There is no shortage of conversation or research about data these days — how to capture, interpret, and use it to better organizations and their management.
Schools are not immune from data’s long reach; indeed, because schools are invested with the most important responsibility of all, the education of children and the creation of an informed citizenry, they are under increased pressure to try to quantify as well as qualify their efficacy. Thus, what seems like an increasingly mad scramble in schools private, public and otherwise, to collect and measure information in real time.
To wit, the most recent edition of Independent School magazine, a bell weather for private school teachers and administrators, is focused entirely on how schools can and should use data to improve the experiences of their students, faculty and families.
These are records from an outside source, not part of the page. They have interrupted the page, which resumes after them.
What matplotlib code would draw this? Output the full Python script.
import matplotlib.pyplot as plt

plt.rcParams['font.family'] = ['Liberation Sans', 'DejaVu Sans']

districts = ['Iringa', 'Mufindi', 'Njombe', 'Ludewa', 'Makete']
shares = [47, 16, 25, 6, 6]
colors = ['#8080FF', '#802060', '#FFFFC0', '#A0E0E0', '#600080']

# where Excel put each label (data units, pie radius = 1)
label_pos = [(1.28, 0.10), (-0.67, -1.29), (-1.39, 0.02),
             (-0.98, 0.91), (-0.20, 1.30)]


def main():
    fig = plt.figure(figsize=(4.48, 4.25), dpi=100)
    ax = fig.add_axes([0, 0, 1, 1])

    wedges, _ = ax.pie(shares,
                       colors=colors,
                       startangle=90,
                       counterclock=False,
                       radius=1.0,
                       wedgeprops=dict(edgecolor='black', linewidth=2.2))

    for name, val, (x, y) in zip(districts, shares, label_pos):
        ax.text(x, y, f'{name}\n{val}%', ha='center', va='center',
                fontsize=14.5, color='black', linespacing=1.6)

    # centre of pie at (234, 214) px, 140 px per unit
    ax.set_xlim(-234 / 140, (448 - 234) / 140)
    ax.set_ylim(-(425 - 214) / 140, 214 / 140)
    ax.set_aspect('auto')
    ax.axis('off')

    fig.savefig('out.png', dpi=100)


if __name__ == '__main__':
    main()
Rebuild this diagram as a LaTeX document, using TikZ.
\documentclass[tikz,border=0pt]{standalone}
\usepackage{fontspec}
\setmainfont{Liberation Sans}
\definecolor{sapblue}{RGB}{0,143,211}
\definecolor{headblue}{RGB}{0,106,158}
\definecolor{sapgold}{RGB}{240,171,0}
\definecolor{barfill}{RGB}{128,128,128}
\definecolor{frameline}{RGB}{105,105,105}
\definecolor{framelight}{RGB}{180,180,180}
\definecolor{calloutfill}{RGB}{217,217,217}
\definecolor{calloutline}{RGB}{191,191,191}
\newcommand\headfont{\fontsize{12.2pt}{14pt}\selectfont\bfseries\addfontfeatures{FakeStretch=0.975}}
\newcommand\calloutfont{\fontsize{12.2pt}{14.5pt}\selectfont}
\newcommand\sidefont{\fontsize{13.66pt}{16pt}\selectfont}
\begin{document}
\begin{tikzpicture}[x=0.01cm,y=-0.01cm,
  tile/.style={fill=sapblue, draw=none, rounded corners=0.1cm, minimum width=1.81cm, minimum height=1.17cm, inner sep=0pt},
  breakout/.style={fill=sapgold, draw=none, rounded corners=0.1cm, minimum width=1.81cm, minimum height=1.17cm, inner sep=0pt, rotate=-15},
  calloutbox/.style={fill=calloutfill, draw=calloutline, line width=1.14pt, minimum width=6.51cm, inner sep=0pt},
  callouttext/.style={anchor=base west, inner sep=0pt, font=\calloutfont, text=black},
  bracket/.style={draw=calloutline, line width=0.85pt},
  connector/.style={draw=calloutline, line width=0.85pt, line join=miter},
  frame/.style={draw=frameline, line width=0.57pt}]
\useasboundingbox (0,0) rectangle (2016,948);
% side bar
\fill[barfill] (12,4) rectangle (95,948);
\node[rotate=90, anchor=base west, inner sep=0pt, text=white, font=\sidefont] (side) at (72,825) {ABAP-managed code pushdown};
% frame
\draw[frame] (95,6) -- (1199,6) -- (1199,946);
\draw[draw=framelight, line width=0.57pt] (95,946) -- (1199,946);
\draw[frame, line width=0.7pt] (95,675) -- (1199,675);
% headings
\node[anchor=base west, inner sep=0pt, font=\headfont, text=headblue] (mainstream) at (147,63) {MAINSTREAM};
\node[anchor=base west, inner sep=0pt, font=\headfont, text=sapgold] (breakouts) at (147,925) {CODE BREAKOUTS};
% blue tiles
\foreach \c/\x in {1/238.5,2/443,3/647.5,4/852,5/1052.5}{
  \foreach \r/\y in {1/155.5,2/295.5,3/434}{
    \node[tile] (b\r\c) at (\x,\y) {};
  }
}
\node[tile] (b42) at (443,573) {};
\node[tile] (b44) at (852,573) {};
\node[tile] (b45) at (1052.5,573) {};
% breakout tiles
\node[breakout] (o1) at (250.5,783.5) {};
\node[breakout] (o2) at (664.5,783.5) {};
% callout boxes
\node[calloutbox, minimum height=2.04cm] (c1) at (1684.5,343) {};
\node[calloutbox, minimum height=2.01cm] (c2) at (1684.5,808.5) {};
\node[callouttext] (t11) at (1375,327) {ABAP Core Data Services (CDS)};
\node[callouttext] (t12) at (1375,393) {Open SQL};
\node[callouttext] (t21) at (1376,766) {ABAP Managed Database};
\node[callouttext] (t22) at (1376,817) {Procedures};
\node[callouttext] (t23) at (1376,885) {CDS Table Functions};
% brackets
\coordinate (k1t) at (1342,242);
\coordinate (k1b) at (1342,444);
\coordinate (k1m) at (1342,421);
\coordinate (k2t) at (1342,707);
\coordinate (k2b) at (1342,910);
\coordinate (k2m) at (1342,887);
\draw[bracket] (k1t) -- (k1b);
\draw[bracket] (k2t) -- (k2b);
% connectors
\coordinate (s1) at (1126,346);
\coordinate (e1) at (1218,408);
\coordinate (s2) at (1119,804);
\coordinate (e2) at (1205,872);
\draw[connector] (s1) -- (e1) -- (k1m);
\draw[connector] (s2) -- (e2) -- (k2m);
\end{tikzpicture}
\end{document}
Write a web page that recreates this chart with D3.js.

Data in schools can be mined in many domains. From admissions: the number of inquiries, visits, applications, acceptances, and signed contracts. From marketing: the tally of Facebook shares and tweets and Instagram likes in response to school events. From academics: the number of A’s, B’s and C’s across a grade level or a school division and the percentage of national merit scholars in a graduating class.
All of this data — the facts and statistics generated by the daily processes of school life — are important. But importantly, good — and useful — data depends on our asking really good questions at the outset.
Carla Silver and Erin Park Cohn of Leadership + Design, an organization of educational consultants well versed in innovation and design thinking, get it right in their Independent School article, “Take Note,” when they point out the limits to survey data and the importance of asking the right questions.
Interestingly, Silver and Cohn recommend that schools act more like anthropologists than scientists as they seek to better understand their various constituencies, including their students. “Stories and behaviors can be revealing,” they say. “More often than not, what we say about ourselves in general terms differs greatly from our actual feelings or behaviors. If you ask a student to describe her eating habits in the dining hall, she might report eating well-balanced meals regularly. Yet, if you ate with her for a week, you might witness her skipping meals and consuming a lot of fluffernutter sandwiches.” The same holds true for other constituencies as well. “A parent might say that ‘strong subject matter knowledge’ is what he values most in a faculty member, but then tell story after story about the emotional connection his child had with her chemistry teacher. People are complex, and so much of that complexity is lost in survey data.”
Better, in their view, is to observe, ask really good questions, listen, record, reflect. Perhaps the gold standard to data collection is to shadow others. One of the most enlightening experiences of my life was the time I shadowed a head of school. In the three days that I was her shadow, I learned more about what her real life as a head of school is like than I ever could have by having her fill out a questionnaire, even if it were filled with the best and most important questions. The times I have shadowed students have been stunningly revealing of the truths about their experience. Why they are tired at certain times of the day. Why they perform well or poorly on a quiz that they were more than prepared for. Why they feel detached from one teacher but loyal to another.
Like other educators, I’ve seen my fair share of questionnaires and other data-collecting instruments, some very useful, others less so. I hope that the informed practices of experts like Silver and Cohn will help schools to find creative and truly qualitative ways of assessing and measuring what is happening in their classrooms, admissions processes, hiring practices and hallways. Stories, after all, are the trade of schools and cultures — and it matters who tells them, how they are told, how they are heard, how recorded and understood, and by whom.